I don’t care if you’ve built your life in a way that you feel your pollution is justified. I don’t care what excuse any person has for why they personally shouldn’t have to pay more for polluting more. They’re all equally worthless and what little sympathy I have drains away with each passing day.
I don’t care about the F-150 you got five years ago and have never used to haul or tow in your life. I don’t care about the gas stove you should have replaced with an electric one back on the other side of the millennium. I don’t care about your short-hop flight from Toronto to Ottawa that you booked because you don’t like VIA Rail.

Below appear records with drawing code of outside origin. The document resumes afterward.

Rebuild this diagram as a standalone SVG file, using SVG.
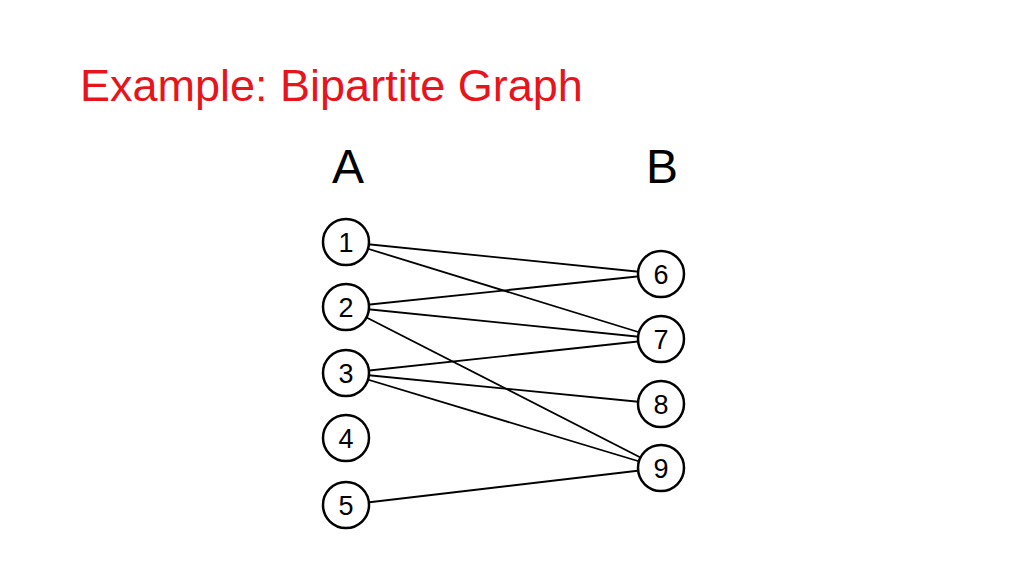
<svg xmlns="http://www.w3.org/2000/svg" width="1024" height="576" viewBox="0 0 1024 576">
<style>
.n circle{fill:#fff;stroke:#000;stroke-width:2.5}
.n text{font-family:"Liberation Sans",Arial,sans-serif;font-size:27px;text-anchor:middle}
#edges line{stroke:#000;stroke-width:1.8}
.h{font-family:"Liberation Sans",Arial,sans-serif;font-size:48px;text-anchor:middle}
</style>
<rect width="1024" height="576" fill="#fff"/>
<text x="80" y="101" font-family="Liberation Sans,Arial,sans-serif" font-size="45" fill="#e8141b">Example: Bipartite Graph</text>
<text class="h" x="348" y="183">A</text>
<text class="h" x="662" y="183">B</text>
<g id="edges">
<line x1="346" y1="242" x2="661" y2="274"/>
<line x1="346" y1="242" x2="661" y2="339"/>
<line x1="346" y1="307" x2="661" y2="274"/>
<line x1="346" y1="307" x2="661" y2="339"/>
<line x1="346" y1="307" x2="661" y2="468"/>
<line x1="346" y1="373" x2="661" y2="339"/>
<line x1="346" y1="373" x2="661" y2="404"/>
<line x1="346" y1="373" x2="661" y2="468"/>
<line x1="346" y1="505" x2="661" y2="468"/>
</g>
<g id="n1" class="n"><circle cx="346" cy="242" r="23"/><text x="346" y="252">1</text></g>
<g id="n2" class="n"><circle cx="346" cy="307" r="23"/><text x="346" y="317">2</text></g>
<g id="n3" class="n"><circle cx="346" cy="373" r="23"/><text x="346" y="383">3</text></g>
<g id="n4" class="n"><circle cx="346" cy="438" r="23"/><text x="346" y="448">4</text></g>
<g id="n5" class="n"><circle cx="346" cy="505" r="23"/><text x="346" y="515">5</text></g>
<g id="n6" class="n"><circle cx="661" cy="274" r="23"/><text x="661" y="284">6</text></g>
<g id="n7" class="n"><circle cx="661" cy="339" r="23"/><text x="661" y="349">7</text></g>
<g id="n8" class="n"><circle cx="661" cy="404" r="23"/><text x="661" y="414">8</text></g>
<g id="n9" class="n"><circle cx="661" cy="468" r="23"/><text x="661" y="478">9</text></g>
</svg>
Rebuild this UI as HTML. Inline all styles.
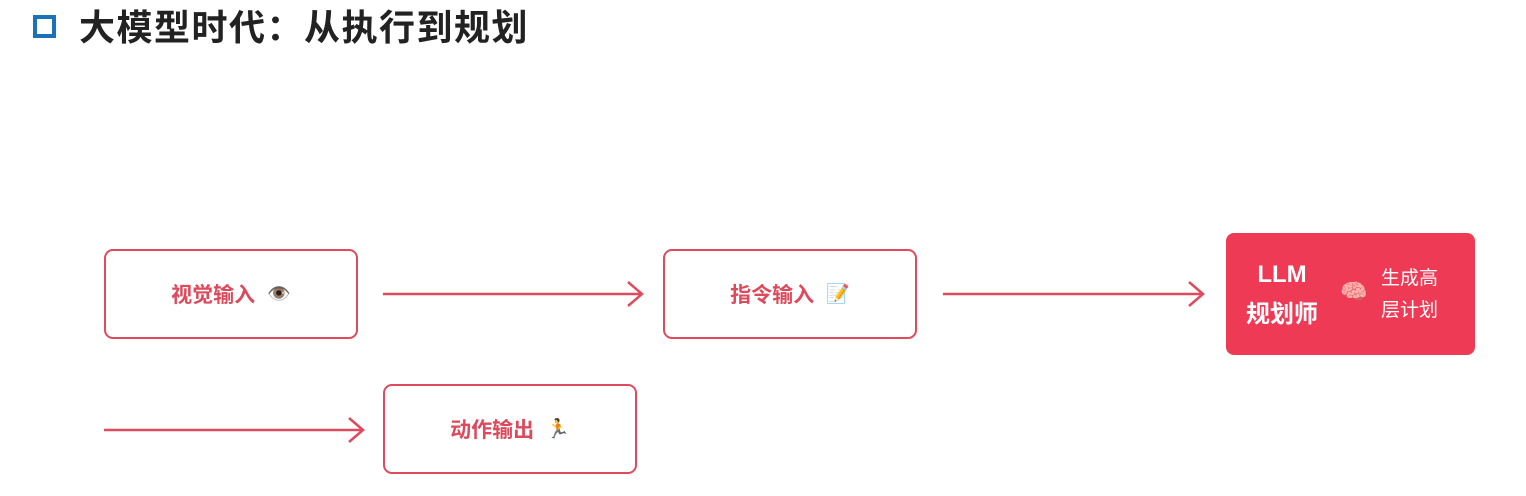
<!DOCTYPE html>
<html><head><meta charset="utf-8"><style>
body{margin:0;width:1526px;height:496px;background:#fff;position:relative;overflow:hidden;font-family:"Liberation Sans","Noto Sans CJK SC",sans-serif}
.sq{position:absolute;left:33px;top:15px;width:15px;height:15px;border:4px solid #1a72b8}
.t{position:absolute;left:79px;top:5px;font-size:36px;font-weight:bold;color:#222;line-height:46px;letter-spacing:1.5px}
.b{position:absolute;width:250px;height:86px;border:2px solid #e04a5d;border-radius:9px;box-sizing:border-box;display:flex;align-items:center;justify-content:center;color:#dc4a5c;font-size:21px;font-weight:bold;gap:12px}
.e{font-size:19px}
.llm{position:absolute;left:1226px;top:233px;width:249px;height:122px;background:#ef3a55;border-radius:8px;color:#fff}
</style></head><body>
<div class="sq"></div>
<div class="t">大模型时代：从执行到规划</div>
<div class="b" style="left:104px;top:249px;width:254px;height:90px">视觉输入 <span class="e">👁️</span></div>
<div class="b" style="left:663px;top:249px;width:254px;height:90px">指令输入 <span class="e">📝</span></div>
<div class="b" style="left:383px;top:384px;width:254px;height:90px">动作输出 <span class="e">🏃</span></div>
<div class="llm">
<div style="position:absolute;left:18px;top:22px;width:76px;text-align:center;font-size:24px;font-weight:bold;line-height:40px">LLM<br>规划师</div>
<div style="position:absolute;left:114px;top:46px;font-size:22px">🧠</div>
<div style="position:absolute;left:155px;top:30px;font-size:19px;line-height:32px">生成高<br>层计划</div>
</div>
<svg width="1526" height="496" style="position:absolute;left:0;top:0" fill="none" stroke="#e04a5d" stroke-width="2.5">
<path d="M383 294H641M628 282L642 294L628 306"/>
<path d="M943 294H1202M1189 282L1203 294L1189 306"/>
<path d="M104 430H362M349 418L363 430L349 442"/>
</svg>
</body></html>
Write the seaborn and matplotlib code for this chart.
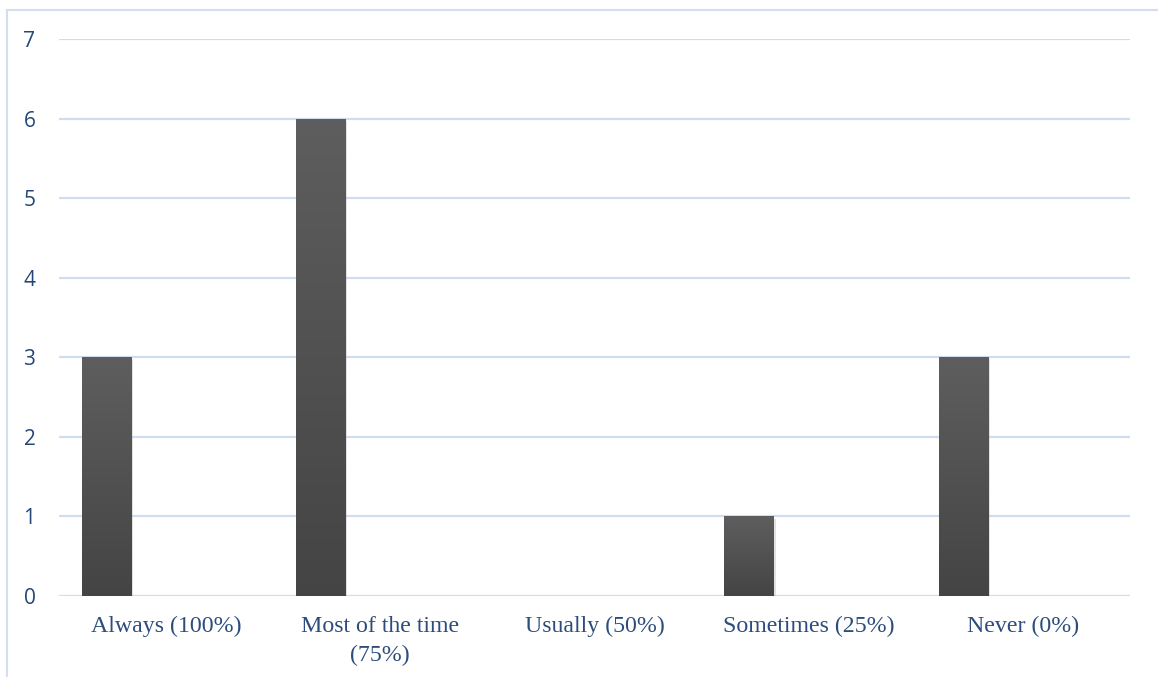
import numpy as np
import pandas as pd
import matplotlib
matplotlib.use("Agg")
import matplotlib.pyplot as plt
import seaborn as sns
from matplotlib.colors import LinearSegmentedColormap
from matplotlib.patches import Rectangle
import matplotlib.patheffects as pe

# Survey responses per frequency category
categories = ["Always (100%)", "Most of the time\n(75%)", "Usually (50%)",
              "Sometimes (25%)", "Never (0%)"]
counts = [3, 6, 0, 1, 3]
y_ticks = [0, 1, 2, 3, 4, 5, 6, 7]

sns.set_theme(style="white")

W, H = 1158, 677
fig = plt.figure(figsize=(W / 100, H / 100), dpi=100)
ax = fig.add_axes([59 / W, 81 / H, 1071 / W, 557 / H])

# bars sit in the left part of each category slot
bar_offset = -0.279
bar_width = 0.229
df = pd.DataFrame({"pos": np.arange(len(categories)) + bar_offset, "count": counts})
sns.barplot(data=df, x="pos", y="count", native_scale=True, width=bar_width,
            color="#4f4f4f", saturation=1, linewidth=0, ax=ax, zorder=3)

# vertical grey gradient inside each bar, with a soft drop shadow
grad_cmap = LinearSegmentedColormap.from_list("bar", ["#444444", "#5e5e5e"])
grad = np.linspace(0, 1, 256).reshape(-1, 1)
for patch in list(ax.patches):
    x0, y0 = patch.get_x(), patch.get_y()
    w, h = patch.get_width(), patch.get_height()
    if h <= 0:
        patch.set_visible(False)
        continue
    patch.set_path_effects([pe.SimplePatchShadow(offset=(1.5, -1.5), shadow_rgbFace="#a0a0a0",
                                                 alpha=0.3), pe.Normal()])
    img = ax.imshow(grad, extent=[x0, x0 + w, y0, y0 + h], origin="lower",
                    aspect="auto", cmap=grad_cmap, zorder=4)
    img.set_clip_path(patch)

ax.set_xlim(-0.5, len(categories) - 0.5)
ax.set_ylim(0, 7)
ax.set_aspect("auto")

ax.set_yticks(y_ticks)
ax.yaxis.grid(True, color="#d0ddf1", linewidth=1.6, zorder=0)
ax.xaxis.grid(False)
ax.set_axisbelow(True)
for s in ax.spines.values():
    s.set_visible(False)

ax.set_xticks(range(len(categories)))
ax.set_xticklabels(categories, fontfamily="Liberation Serif", fontsize=17.2,
                   color="#2c4d7c", linespacing=1.45)
ax.tick_params(axis="x", length=0, pad=14.5)
ax.tick_params(axis="y", length=0, pad=17, labelsize=15, labelcolor="#24477a")
for lab in ax.get_yticklabels():
    lab.set_fontfamily("Open Sans")
ax.set_xlabel("")
ax.set_ylabel("")

# light chart-area frame
fig.patches.append(Rectangle((6.5 / W, -0.1), 2, (H - 10) / H + 0.1,
                             transform=fig.transFigure, fill=False,
                             edgecolor="#d3def0", linewidth=1.5))

fig.savefig("out.png", dpi=100)
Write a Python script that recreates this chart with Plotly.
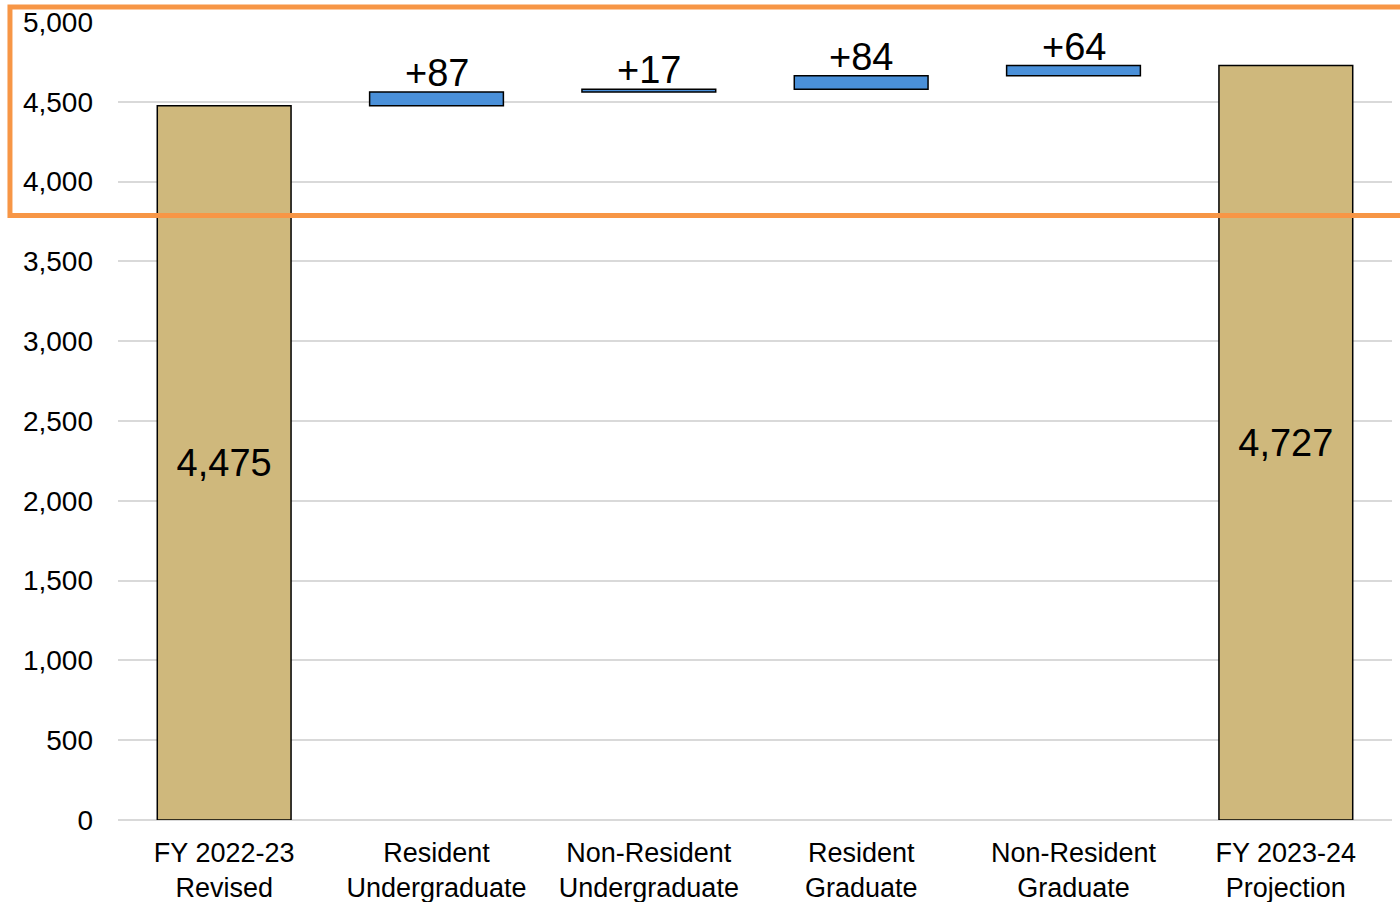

These are all choices that people make, and those choices have consequences for the world we live in. And it is constantly infurating, to watch as those of us willing to do the right thing are sabotaged by selfish, entitled assholes. Something about the Carbon Tax speaks to my innate sense of justice, that we could live in a version of Canada where people have to take personal responsibility for the harm they do to others. I wish that kind of justice existed in more places in our lives.
I love the Carbon Tax, because it’s our most effective tool at fighting climate change. I am angry that a wave of populist fervour is about to rip that tool away from us. I’m infuriated that so-called progressives are helping aid and abet that populism. I’m fearful for the consequences of a world where doing the right thing has become unpopular.
It’s time for the Prime Minister to defend his own accomplishments, because if he won’t, nobody else will. It’s time for him to step out on the front foot, and start throwing some punches back at his political opponents.
It’s time for Canada’s Carbon Tax to be raised into the stratosphere, raised so high that it becomes the most expensive carbon pricing regime on the face of the Earth. And after the Prime Minister does it, he should go out to the Parliamentary Press Gallery, and he should publicly thank Pierre Poilievre for giving him such a wonderful idea.